Tindak pidana korupsi yang terjadi di Indonesia saat ini masuk dalam kategori jarimah ta’zir. Walaupun hanya masuk ke dalam jenis jarimah ta’zir, namun bahaya dan dampak negatifnya bisa lebih besar daripada mencuri dan merampok. Dengan demikian, bentuk hukuman ta’zirnya dapat berupa pidana pemecatan, pidana penjara, pidana penjara seumur hidup, dan bahkan bisa berupa pidana mati. Untuk menindak pelaku korupsi, bisa juga diambil dari jarimah hirâbah. Tindak pidana ini disebutkan dalam QS. Al-Mâidah ayat 33 dengan sanksi hukuman mati, disalib, dipotong tangan dan kaki secara silang atau diasingkan, sebagai berikut:

 _“Sesungguhnya pembalasan terhadap orang-orang yang memerangi Allah dan Rasul-Nya dan membuat kerusakan di muka bumi, hanyalah mereka dibunuh atau disalib, atau dipotong tangan dan kaki mereka dengan bertimbal balik, atau dibuang dari negeri (tempat kediamannya).
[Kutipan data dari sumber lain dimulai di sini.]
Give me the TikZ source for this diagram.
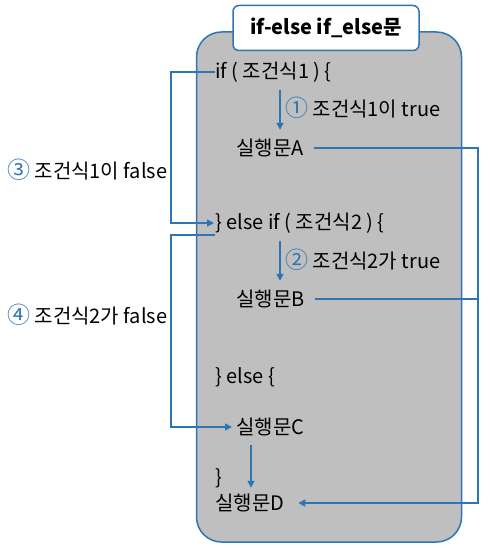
\documentclass[tikz,border=0pt]{standalone}
\usepackage{fontspec}
\setmainfont{Noto Sans CJK KR}
\usetikzlibrary{
    arrows.meta, % for the triangle tips
    positioning % for placing nodes relative to other nodes
}
\definecolor{lineblue}{RGB}{46,117,182}
\definecolor{boxgray}{RGB}{191,191,191}
\newcommand{\stepnum}[1]{{\fontsize{23}{24}\selectfont\color{lineblue}#1}}

\begin{document}
\begin{tikzpicture}[
        x=1pt,y=-1pt,>={Triangle[length=7pt,width=7pt]},
        font=\fontsize{20}{24}\selectfont,
        every node/.style = {inner sep=0pt},
        code/.style       = {anchor=west},
        flow/.style       = {draw=lineblue,line width=1.5pt}
    ]
    \useasboundingbox (0,0) rectangle (490,548);

    % gray area and its title
    \node [draw=lineblue,line width=1.5pt,fill=boxgray,rounded corners=25pt,
           minimum width=265pt,minimum height=510pt] (frame) at (329,287) {};
    \node [draw=lineblue,line width=1.5pt,fill=white,rounded corners=6pt,
           minimum width=186pt,minimum height=45pt,font=\fontsize{20}{24}\selectfont\bfseries]
           (title) at (326,28) {if-else if\_else문};

    % the code
    \node [code] (if1)   at (215,72)  {if ( 조건식1 ) \{};
    \node [code] (stmtA) at (236,148) {실행문A};
    \node [code] (elif)  at (215,223) {\} else if ( 조건식2 ) \{};
    \node [code] (stmtB) at (236,299) {실행문B};
    \node [code] (else)  at (215,377) {\} else \{};
    \node [code] (stmtC) at (236,427) {실행문C};
    \node [code] (close) at (215,478) {\}};
    \node [code] (stmtD) at (215,503) {실행문D};

    % the branch labels
    \node [code] (true1)  at (285,108) {\stepnum{①} 조건식1이 true};
    \node [code] (true2)  at (285,260) {\stepnum{②} 조건식2가 true};
    \node [code] (false1) at (7,170)   {\stepnum{③} 조건식1이 false};
    \node [code] (false2) at (7,315)   {\stepnum{④} 조건식2가 false};

    \coordinate (loop) at (171,0);
    \coordinate (rail) at (478,0);

    % true branches
    \draw [flow,->,shorten <=8pt,shorten >=9pt] ([xshift=-5pt]true1.west |- if1.south)
        -- ([xshift=-5pt]true1.west |- stmtA.north);
    \draw [flow,->,shorten <=8pt,shorten >=9pt] ([xshift=-5pt]true2.west |- elif.south)
        -- ([xshift=-5pt]true2.west |- stmtB.north);
    \draw [flow,->,shorten <=9pt,shorten >=6pt] ([xshift=15pt]stmtC.south west)
        -- ([xshift=15pt]stmtC.south west |- stmtD.north);

    % false branches
    \draw [flow,->,shorten >=1pt] (if1.west) -- (if1.west -| loop) |- (elif.west);
    \draw [flow,->,shorten >=4pt] ([yshift=-12pt]elif.west) -- ([yshift=-12pt]elif.west -| loop)
        |- (stmtC.west);

    % out to the end
    \draw [flow,->,shorten <=10pt,shorten >=14pt] (stmtA.east) -- (stmtA.east -| rail)
        |- (stmtD.east);
    \draw [flow,shorten <=10pt] (stmtB.east) -- (stmtB.east -| rail);

\end{tikzpicture}
\end{document}
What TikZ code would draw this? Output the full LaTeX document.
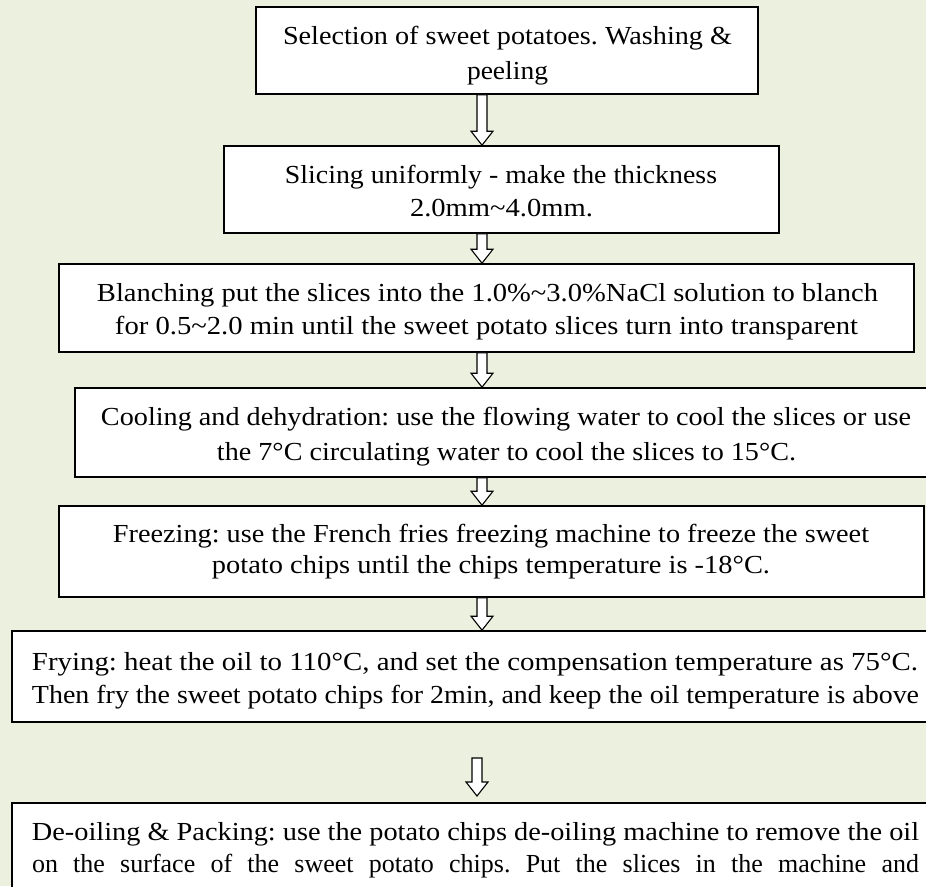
\documentclass[tikz,border=0pt]{standalone}
\usepackage{fontspec}
\setmainfont{Liberation Serif}
\usetikzlibrary{calc}
\definecolor{bgc}{HTML}{EBF1DE}
\frenchspacing
\newcommand\fitw[2]{\resizebox{#1pt}{\height}{#2}}
\newcommand\blockarrow[3]{%
  \draw[barrow] let \p1=(#1), \p2=(#2), \p3=(#3) in
    (\x1-5pt,\y2) -- (\x1-5pt,\y3+14pt) -- (\x1-11pt,\y3+14pt) -- (\x1,\y3)
    -- (\x1+11pt,\y3+14pt) -- (\x1+5pt,\y3+14pt) -- (\x1+5pt,\y2) -- cycle;}
\begin{document}
\frenchspacing
\begin{tikzpicture}[x=1pt,y=-1pt,
  box/.style={draw=black,fill=white,line width=1.6pt,rectangle,inner sep=0pt},
  ln/.style={anchor=base,inner sep=0pt,font=\fontsize{26}{30}\selectfont\frenchspacing},
  barrow/.style={draw=black,fill=white,line width=1.1pt,line join=miter}]
\useasboundingbox (0,0) rectangle (926,886);
\clip (0,0) rectangle (926,886);
\fill[bgc] (0,0) rectangle (926,886);
% boxes
\node[box,minimum width=502,minimum height=87] (b1) at (507,50.5) {};
\node[box,minimum width=555,minimum height=87] (b2) at (501.5,189.5) {};
\node[box,minimum width=855,minimum height=88] (b3) at (486.5,308) {};
\node[box,minimum width=862,minimum height=89] (b4) at (506,432.5) {};
\node[box,minimum width=865,minimum height=91] (b5) at (491.5,551.5) {};
\node[box,minimum width=926,minimum height=91] (b6) at (475,676.5) {};
\node[box,minimum width=926,minimum height=97] (b7) at (475,851.5) {};
% texts
\node[ln] (t1a) at (507.5,44) {\fitw{449}{Selection of sweet potatoes. Washing \&}};
\node[ln] (t1b) at (507.5,79) {\fitw{81}{peeling}};
\node[ln] (t2a) at (501,183) {\fitw{432}{Slicing uniformly - make the thickness}};
\node[ln] (t2b) at (501.5,216) {\fitw{183}{2.0mm\textasciitilde 4.0mm.}};
\node[ln] (t3a) at (487.5,301) {\fitw{781}{Blanching put the slices into the 1.0\%\textasciitilde 3.0\%NaCl solution to blanch}};
\node[ln] (t3b) at (486.5,334) {\fitw{743}{for 0.5\textasciitilde 2.0 min until the sweet potato slices turn into transparent}};
\node[ln] (t4a) at (506,425) {\fitw{810}{Cooling and dehydration: use the flowing water to cool the slices or use}};
\node[ln] (t4b) at (506.5,460) {\fitw{579}{the 7°C circulating water to cool the slices to 15°C.}};
\node[ln] (t5a) at (491,542) {\fitw{756}{Freezing: use the French fries freezing machine to freeze the sweet}};
\node[ln] (t5b) at (491,573) {\fitw{558}{potato chips until the chips temperature is -18°C.}};
\node[ln] (t6a) at (475,670) {\fitw{886}{Frying: heat the oil to 110°C, and set the compensation temperature as 75°C.}};
\node[ln] (t6b) at (475.5,703) {\fitw{887}{Then fry the sweet potato chips for 2min, and keep the oil temperature is above}};
\node[ln] (t7a) at (475.5,840) {\fitw{887}{De-oiling \& Packing: use the potato chips de-oiling machine to remove the oil}};
\node[ln] (t7b) at (475.5,872) {\makebox[887pt][s]{on the surface of the sweet potato chips. Put the slices in the machine and}};
% arrows
\coordinate (ax) at (482,0);
\coordinate (a6s) at (477,758);
\coordinate (a6e) at (477,796);
\blockarrow{ax}{b1.south}{b2.north}
\blockarrow{ax}{b2.south}{b3.north}
\blockarrow{ax}{b3.south}{b4.north}
\blockarrow{ax}{b4.south}{b5.north}
\blockarrow{ax}{b5.south}{b6.north}
\blockarrow{a6s}{a6s}{a6e}
\end{tikzpicture}
\end{document}
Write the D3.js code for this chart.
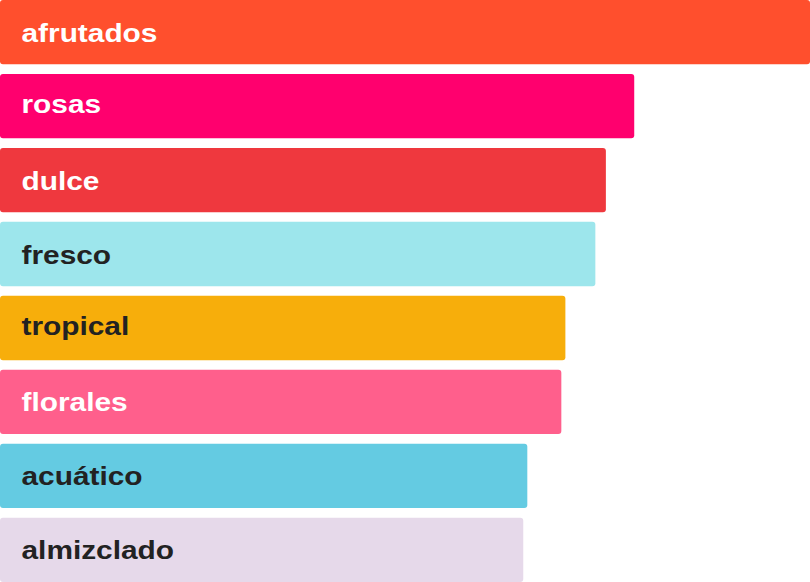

Yang demikian itu (sebagai) suatu penghinaan untuk mereka didunia, dan di akhirat mereka beroleh siksaan yang besar.”_ 
 
Inilah mekanisme yang diberikan Islam dalam mencegah dan menghapus tindak korupsi hingga ke akar. Namun mekanisme ini tentu tak mungkin diterapkan sepanjang sistem politik pemerintahan yang diberlakukan adalah sistem Demokrasi. Penerapan sistem ini, butuh institusi pemerintahan yang disebut khilafah. Yakni sebuah institusi politik yang akan menerapkan sistem Islam secara kaffah dengan landasan ketaatan kepada Allah SWT. Korupsi merupakan problem sistemik yang menjamur dalam sistem pemerintahan saat ini, dan hanya sistem Islam/khilafah yang mampu atasi problem kronis korupsi.